INI Sosok 4 Hakim Dipecat: MY Poligami, DA Nyabu di Kantor, DS Terima Suap, HB Digerebek Selingkuh

Sebanyak empat hakim dipecat dengan tidak hormat setelah terbukti melakukan pelanggaran kode etik berat. 

HO
Komisi Yudisial membacakan empat hakim telah dipecat dengan tidak hormat atas pelanggaran kode etik. 

TRIBUN-MEDAN.com - Sebanyak empat hakim dipecat dengan tidak hormat setelah terbukti melakukan pelanggaran kode etik berat. 

Majelis Kehormatan Hakim (MKH) memecat empat hakim sepanjang Januari 2022 hingga September 2023.  

Adapun empat hakim itu yakni MY, DA, DS, dan HB. 

Anggota Komisi Yudisial (KY) Joko Sasmito mengatakan, hakim pertama yang mendapat sanksi berat pemberhentian berinisial MY yang sidangnya digelar 24 Januari 2023.

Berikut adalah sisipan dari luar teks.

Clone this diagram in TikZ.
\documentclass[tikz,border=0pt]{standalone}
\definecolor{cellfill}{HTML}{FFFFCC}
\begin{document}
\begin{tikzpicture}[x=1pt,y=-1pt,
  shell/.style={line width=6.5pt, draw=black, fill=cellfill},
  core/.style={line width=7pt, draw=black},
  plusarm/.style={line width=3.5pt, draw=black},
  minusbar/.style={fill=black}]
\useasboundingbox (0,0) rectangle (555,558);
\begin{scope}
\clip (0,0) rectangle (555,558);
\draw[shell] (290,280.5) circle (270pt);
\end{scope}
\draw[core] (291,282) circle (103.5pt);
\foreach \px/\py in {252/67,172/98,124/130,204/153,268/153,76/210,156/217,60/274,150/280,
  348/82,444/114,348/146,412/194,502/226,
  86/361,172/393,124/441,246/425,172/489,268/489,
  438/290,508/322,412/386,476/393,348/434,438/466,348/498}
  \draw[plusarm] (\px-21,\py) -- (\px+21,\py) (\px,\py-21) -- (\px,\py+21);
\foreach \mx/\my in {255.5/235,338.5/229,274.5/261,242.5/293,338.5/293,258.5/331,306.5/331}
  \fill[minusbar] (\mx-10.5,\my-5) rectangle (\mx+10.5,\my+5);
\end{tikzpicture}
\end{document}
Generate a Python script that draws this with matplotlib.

"Tetapi sidang ditunda karena hakim tidak hadir. Kemudian sidang dilanjutkan pada 3 Februari 2023 secara hybrid di mana majelis di Gedung MA. Terlapor dan saksi (dihadirkan) di PA (Pengadilan Agama) Watampone dengan keputusan pemberhentian dengan tidak hormat," ujar Joko dalam konferensi pers di Gedung KY, Jumat (3/10/2023).

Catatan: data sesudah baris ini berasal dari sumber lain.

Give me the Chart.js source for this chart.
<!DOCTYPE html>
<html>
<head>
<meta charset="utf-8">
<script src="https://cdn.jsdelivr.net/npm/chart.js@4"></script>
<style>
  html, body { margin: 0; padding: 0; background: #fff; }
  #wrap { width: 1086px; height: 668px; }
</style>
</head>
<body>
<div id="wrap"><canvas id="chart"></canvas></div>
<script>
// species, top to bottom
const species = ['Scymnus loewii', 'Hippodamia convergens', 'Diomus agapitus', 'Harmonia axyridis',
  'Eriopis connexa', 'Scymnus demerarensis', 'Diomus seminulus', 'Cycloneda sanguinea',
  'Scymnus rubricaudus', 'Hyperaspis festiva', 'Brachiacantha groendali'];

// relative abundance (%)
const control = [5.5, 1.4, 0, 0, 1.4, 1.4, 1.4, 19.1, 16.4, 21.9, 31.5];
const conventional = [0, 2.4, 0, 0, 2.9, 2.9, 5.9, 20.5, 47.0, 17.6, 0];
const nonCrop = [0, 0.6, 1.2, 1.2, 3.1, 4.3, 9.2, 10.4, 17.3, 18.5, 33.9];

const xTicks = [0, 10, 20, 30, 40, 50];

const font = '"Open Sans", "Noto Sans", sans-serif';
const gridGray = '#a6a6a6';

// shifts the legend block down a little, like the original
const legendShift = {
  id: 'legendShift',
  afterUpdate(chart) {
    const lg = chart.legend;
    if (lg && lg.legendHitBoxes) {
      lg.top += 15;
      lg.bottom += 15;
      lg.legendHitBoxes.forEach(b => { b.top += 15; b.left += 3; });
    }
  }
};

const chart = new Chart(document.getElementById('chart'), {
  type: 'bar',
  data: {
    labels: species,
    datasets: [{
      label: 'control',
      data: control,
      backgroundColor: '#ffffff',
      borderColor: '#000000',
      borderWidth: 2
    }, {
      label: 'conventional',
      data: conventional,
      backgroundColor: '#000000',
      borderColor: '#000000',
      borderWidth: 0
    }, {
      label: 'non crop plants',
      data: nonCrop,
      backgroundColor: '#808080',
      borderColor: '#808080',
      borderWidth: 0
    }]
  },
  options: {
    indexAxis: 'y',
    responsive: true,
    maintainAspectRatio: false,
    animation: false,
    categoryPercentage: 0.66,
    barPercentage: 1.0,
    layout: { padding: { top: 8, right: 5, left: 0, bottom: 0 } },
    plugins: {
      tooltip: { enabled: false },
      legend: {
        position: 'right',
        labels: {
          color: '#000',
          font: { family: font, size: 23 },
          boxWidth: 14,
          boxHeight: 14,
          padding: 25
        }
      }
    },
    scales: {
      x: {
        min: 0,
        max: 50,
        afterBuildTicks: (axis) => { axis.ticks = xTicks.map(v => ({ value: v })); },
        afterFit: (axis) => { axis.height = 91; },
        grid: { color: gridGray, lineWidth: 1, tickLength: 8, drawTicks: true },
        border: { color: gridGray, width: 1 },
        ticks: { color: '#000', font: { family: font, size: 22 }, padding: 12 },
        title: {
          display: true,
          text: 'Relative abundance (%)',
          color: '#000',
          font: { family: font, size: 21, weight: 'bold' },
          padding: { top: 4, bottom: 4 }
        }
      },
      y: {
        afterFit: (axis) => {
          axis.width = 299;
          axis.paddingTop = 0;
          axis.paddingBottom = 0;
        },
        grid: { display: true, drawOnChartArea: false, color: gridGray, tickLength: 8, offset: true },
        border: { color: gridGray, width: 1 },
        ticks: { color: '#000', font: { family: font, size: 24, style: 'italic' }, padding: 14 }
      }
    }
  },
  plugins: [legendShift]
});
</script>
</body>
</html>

Hakim kedua yang diberhentikan berinisial DA yang berkaitan dengan narkotika. DA disebut terbukti mengonsumsi narkotika di ruang kerjanya.

"Pada 18 Juni 2023 keputusan (sidang MKH) pemberhentian dengan tidak hormat," ucap Joko.

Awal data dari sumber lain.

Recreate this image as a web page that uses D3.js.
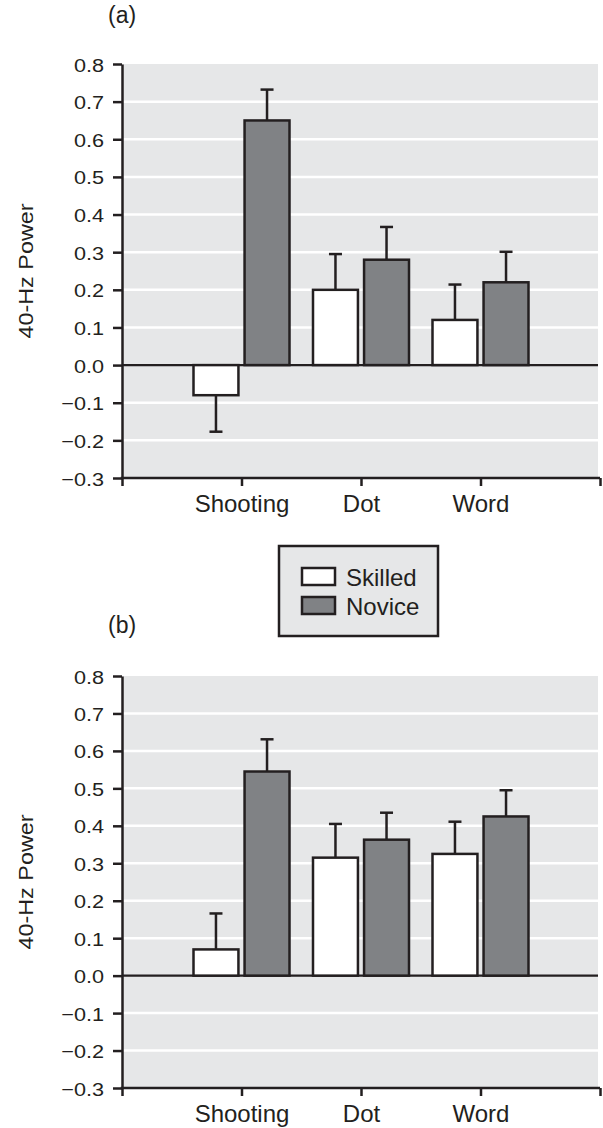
<!DOCTYPE html>
<html>
<head>
<meta charset="utf-8">
<script src="https://cdn.jsdelivr.net/npm/d3@7"></script>
<style>
  html, body { margin: 0; padding: 0; background: #ffffff; }
  svg { display: block; font-family: "Liberation Sans", Arial, Helvetica, sans-serif; }
</style>
</head>
<body>
<svg id="chart" width="603" height="1128"></svg>
<script>
// Categories and groups
const categories = ["Shooting", "Dot", "Word"];
const groups = ["Skilled", "Novice"];
const yTicks = [-0.3, -0.2, -0.1, 0.0, 0.1, 0.2, 0.3, 0.4, 0.5, 0.6, 0.7, 0.8];

// Panel (a): means and error-bar sizes
const skilledA = [-0.08, 0.20, 0.12];
const skilledErrA = [0.097, 0.095, 0.094];
const noviceA = [0.65, 0.28, 0.22];
const noviceErrA = [0.082, 0.087, 0.081];

// Panel (b): means and error-bar sizes
const skilledB = [0.07, 0.315, 0.325];
const skilledErrB = [0.096, 0.09, 0.086];
const noviceB = [0.545, 0.363, 0.425];
const noviceErrB = [0.086, 0.072, 0.07];

const INK = "#231f20";
const PANEL_BG = "#e6e7e8";
const NOVICE_FILL = "#808285";
const fills = { Skilled: "#ffffff", Novice: NOVICE_FILL };

const svg = d3.select("#chart");

function drawPanel(label, labelY, top, bottom, skilled, skilledErr, novice, noviceErr) {
  const left = 122, right = 600;
  const rows = categories.map((c, i) => ({
    cat: c,
    bars: [
      { group: "Skilled", value: skilled[i], err: skilledErr[i] },
      { group: "Novice", value: novice[i], err: noviceErr[i] }
    ]
  }));

  const y = d3.scaleLinear().domain([-0.3, 0.8]).range([bottom, top]);
  // Empty slots at both ends give the framed look of the axis
  const x = d3.scalePoint().domain(["_start", ...categories, "_end"]).range([left, right]);
  const xSub = d3.scaleBand().domain(groups).range([-48, 48]).paddingInner(0.12);

  const g = svg.append("g");

  // Panel letter
  g.append("text")
    .attr("x", 108).attr("y", labelY)
    .attr("font-size", 23).attr("fill", INK)
    .text(label);

  // Plot background
  g.append("rect")
    .attr("x", left).attr("y", y(0.8))
    .attr("width", right - 2 - left).attr("height", y(-0.3) - y(0.8))
    .attr("fill", PANEL_BG);

  // White gridlines
  g.append("g").selectAll("line")
    .data(yTicks.filter(t => t > -0.3 && t < 0.8 && Math.abs(t) > 1e-9))
    .join("line")
    .attr("x1", left).attr("x2", right - 2)
    .attr("y1", d => y(d)).attr("y2", d => y(d))
    .attr("stroke", "#ffffff").attr("stroke-width", 2.5);

  // Zero line
  g.append("line")
    .attr("x1", left).attr("x2", right - 2)
    .attr("y1", y(0)).attr("y2", y(0))
    .attr("stroke", INK).attr("stroke-width", 2.2);

  const cats = g.append("g").selectAll("g")
    .data(rows).join("g")
    .attr("transform", d => `translate(${x(d.cat)},0)`);

  // Error bars (drawn first so the bar outline sits on top)
  const eb = cats.selectAll("g.err")
    .data(d => d.bars).join("g").attr("class", "err");
  eb.append("line")
    .attr("x1", d => xSub(d.group) + xSub.bandwidth() / 2)
    .attr("x2", d => xSub(d.group) + xSub.bandwidth() / 2)
    .attr("y1", d => y(d.value))
    .attr("y2", d => y(d.value + Math.sign(d.value) * d.err))
    .attr("stroke", INK).attr("stroke-width", 2.5);
  eb.append("line")
    .attr("x1", d => xSub(d.group) + xSub.bandwidth() / 2 - 6.5)
    .attr("x2", d => xSub(d.group) + xSub.bandwidth() / 2 + 6.5)
    .attr("y1", d => y(d.value + Math.sign(d.value) * d.err))
    .attr("y2", d => y(d.value + Math.sign(d.value) * d.err))
    .attr("stroke", INK).attr("stroke-width", 2.5);

  // Bars
  cats.selectAll("rect")
    .data(d => d.bars).join("rect")
    .attr("x", d => xSub(d.group))
    .attr("width", xSub.bandwidth())
    .attr("y", d => y(Math.max(0, d.value)))
    .attr("height", d => Math.abs(y(d.value) - y(0)))
    .attr("fill", d => fills[d.group])
    .attr("stroke", INK).attr("stroke-width", 2.5);

  // Y axis
  const yAxis = g.append("g")
    .attr("transform", `translate(${left},0)`)
    .call(d3.axisLeft(y).tickValues(yTicks).tickFormat(d3.format(".1f")).tickSize(9).tickSizeOuter(0));
  yAxis.select(".domain").attr("stroke", INK).attr("stroke-width", 2.5);
  yAxis.selectAll(".tick line").attr("stroke", INK).attr("stroke-width", 2.5);
  yAxis.selectAll(".tick text")
    .attr("x", null).attr("dy", null)
    .attr("transform", "translate(-18,7) scale(1.14,1)")
    .attr("font-size", 19).attr("fill", INK)
    .attr("font-family", "'Liberation Sans', Arial, sans-serif");

  // X axis
  const xAxis = g.append("g")
    .attr("transform", `translate(0,${bottom})`)
    .call(d3.axisBottom(x).tickSize(8).tickSizeOuter(0)
      .tickFormat(d => d.startsWith("_") ? "" : d));
  xAxis.select(".domain").attr("stroke", INK).attr("stroke-width", 2.5)
    .attr("d", `M${left - 1.25},0H${right}`);
  xAxis.selectAll(".tick line").attr("stroke", INK).attr("stroke-width", 2.5);
  xAxis.selectAll(".tick text")
    .attr("y", 34).attr("dy", null)
    .attr("font-size", 24).attr("fill", INK)
    .attr("font-family", "'Liberation Sans', Arial, sans-serif");

  // Y-axis title
  const midY = (top + bottom) / 2;
  g.append("text")
    .attr("transform", `translate(33,${midY}) rotate(-90) scale(1.17,1)`)
    .attr("text-anchor", "middle")
    .attr("font-size", 20).attr("fill", INK)
    .text("40-Hz Power");
}

drawPanel("(a)", 23, 64, 478, skilledA, skilledErrA, noviceA, noviceErrA);
drawPanel("(b)", 633, 676, 1088, skilledB, skilledErrB, noviceB, noviceErrB);

// Legend
const legend = svg.append("g").attr("transform", "translate(279,546)");
legend.append("rect")
  .attr("width", 159).attr("height", 90)
  .attr("fill", PANEL_BG).attr("stroke", INK).attr("stroke-width", 2.5);
const items = legend.selectAll("g.item")
  .data(groups).join("g").attr("class", "item")
  .attr("transform", (d, i) => `translate(23,${22 + i * 29})`);
items.append("rect")
  .attr("width", 33).attr("height", 17)
  .attr("fill", d => fills[d]).attr("stroke", INK).attr("stroke-width", 2.5);
items.append("text")
  .attr("x", 44).attr("y", 18)
  .attr("font-size", 24).attr("fill", INK)
  .text(d => d);
</script>
</body>
</html>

Ketiga terkait dengan kasus suap dan gratifikasi yang kasusnya diusulkan oleh Mahkamah Agung.

Hakim tersebut berinisial DS, sidang MKH digelar 9 Agustus 2023 dengan keputusan pemberhentian tidak dengan hormat.

"Terakhir, terlapor HB terkait kasus perselingkuhan pada 5 September 2023 dengan keputusan pemberhentian tetap dengan hak pensiun," tutur Joko.

Selain itu, KY juga merekomendasikan 45 hakim yang akan dijatuhi sanksi karena terbukti melanggar kode etik.

Joko mengungkap jenis pelanggaran kode etik dan pedoman perilaku hakim yang dilakukan beragam.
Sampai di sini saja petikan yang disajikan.